We must proactively prepare ourselves for when the technical readiness levels mature in defence applications. Right now we are asking how Army fits within, complements and informs emerging national and Defence quantum technology policies and initiatives. You would also know that our Army already contributes to other forms of military power such as space, cyber and information. As the technologies that enable operations in these domains become more available and affordable, the gap closes between well-equipped militaries and the motivated individual or group with a cause.
Therefore, sustaining and maintaining a technological edge over potential adversaries is becoming more challenging. Where we can maintain an edge is in the large scale integration, synchronisation and coordinated employment of new technology, coupled with superior training and decision-making. This is why people must be at the centre of our efforts. Technology is not an advantage in itself. People get technology to work and keep it working in dirty, austere, and contested land environments. People apply technology in new and creative ways. People use technology to make stronger and more capable teams. Collaboration with industry and government experts from outside our organisation helps us see how we can do this better.
For example, during this symposium the Senior Enlisted Conference will welcome Mr Steve Baxter, an ex-Army apprentice, who is also one of Australia’s most successful tech entrepreneurs. He will help our senior enlisted personnel develop an entrepreneurial mindset and lead through change. I welcome these many experts here and look forward to exploring the potential of robotics, autonomy and quantum technologies through the symposium. We are ready to embrace it.
People
Of course, all of the behaviours that I have talked about that build strong partnerships and create a learning organisation, rely on a culture that is aligned with optimal behaviours. We call this Good Soldiering. Good Soldiering is who we are. We are individuals of good character and sound ethical grounding. We create strong teams who actively include others and bring people together to be effective and achieve their mission. I ask leaders at every level to live and promote Good Soldiering because it is the foundation of capability. This is why I have gathered junior and senior enlisted leaders together as part of CAS 21.

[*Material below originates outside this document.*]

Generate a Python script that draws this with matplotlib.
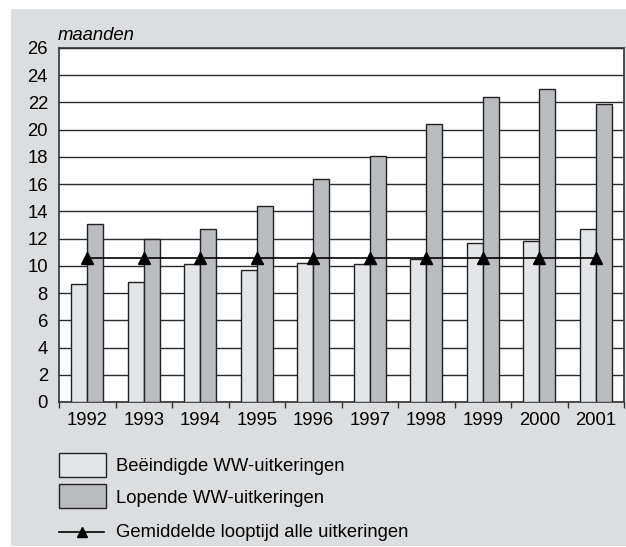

We know that people-focused leaders develop trust, understanding and purpose to bring others together to respond to the challenges in the region. The Junior Leader’s Forum will promote and discuss the kinds of behaviours so vital to successful engagement in our region. The Junior Leaders’ Forum features individuals like Corporal Kee who is leading a section in NORFORCE and driving conversations about good team behaviours at his level. It is people like Corporal Kee who will drive a strong healthy lived experience within our Army. This positive experience gives people space to realise their potential. People enabled to operate at their peak are the foundation of our capability and credibility as a combat force.
Conclusion
We don’t know what the future holds. The challenges will always be present, the solution will always be different. What doesn’t change is the importance of people in those solutions. Whether on operations or making capability decisions here in Australia, our success will depend on teams that are well led and who are accountable for what they do. With them, anything is possible and we can be confident about Army’s future. Welcome again to the Chief of Army Symposium 2021. Thank you for your active participation and for what you do everyday to strengthen our Army, the Australian Defence Force and Australia.